Photography is a very broad industry. Digital is perfect to serve certain branches such as advertising, food, fashion, etc...because it aims to produce some kind of imaginary that doesn't exist. That is what most advertisers, graphic designers and so one have done from the start. There is nothing new as it is the very core of their industry with or without digital technology. But real reportage is the antithesis to that. You can though spot or slightly retouch your images like it has always been with brushes and pencils in the past, you do it with Photoshop today. Instead of reinforcing the highlights and soften the shadows under the enlarger, you do it again with the software. But in any case reportage aims to capture reality at its best but there is a certain limit to the quality we can pretend to. Even the old fashion reflex cameras had already a excellent quality superior to the eye. Not only the perfection and accuracy increase tremendously but that has been enhanced by the softwares.

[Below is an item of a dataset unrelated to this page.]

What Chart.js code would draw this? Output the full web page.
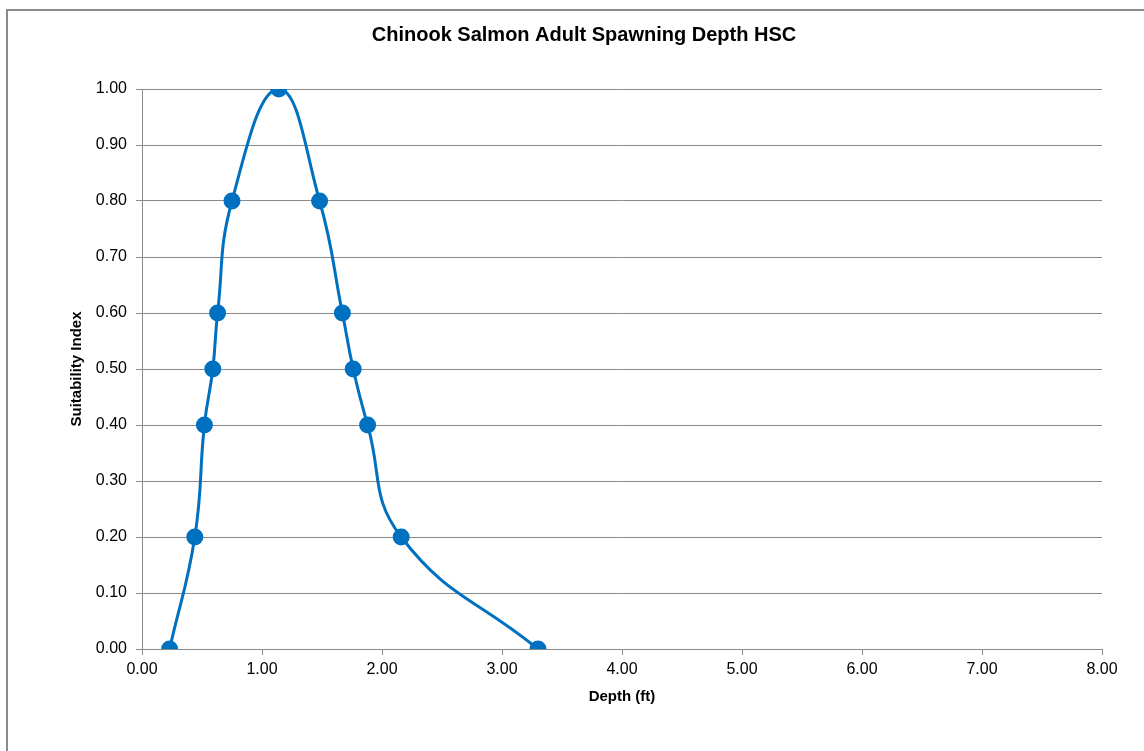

We are now reaching that supra real reality all over everywhere. And I find it a shame that it is being used more and more often in the wedding world. Firstly, because it is not what reportage is about. Secondly because it is a lie. If you manage to get all the formal bits correctly plus creative and original visuals within the time frame imposed you are a good wedding photographer, and you know that visual perfection doesn't exist. But your ability to transcend the reality then present with your personal style and instinct is definitely a skill. To then take those materials to the fictional world is something else that reportage has nothing to do it. To get good highly retouched images is not reportage, it is studio, staged, fake, modified, etc...there is nothing genuine and personal. It looks highly valuable and skillful but it is sadly generic and blend.

Beauty is not about perfection, beauty is about imperfection but captured to its best.
Hyper-realism, CGI and the likes have nothing to do with honest reportage photography.
But it seems to be the technology people prefer nowadays...well, let's see in a few years.
This debate is simply about whether you enjoy the real world or not. That is a philosophy of life.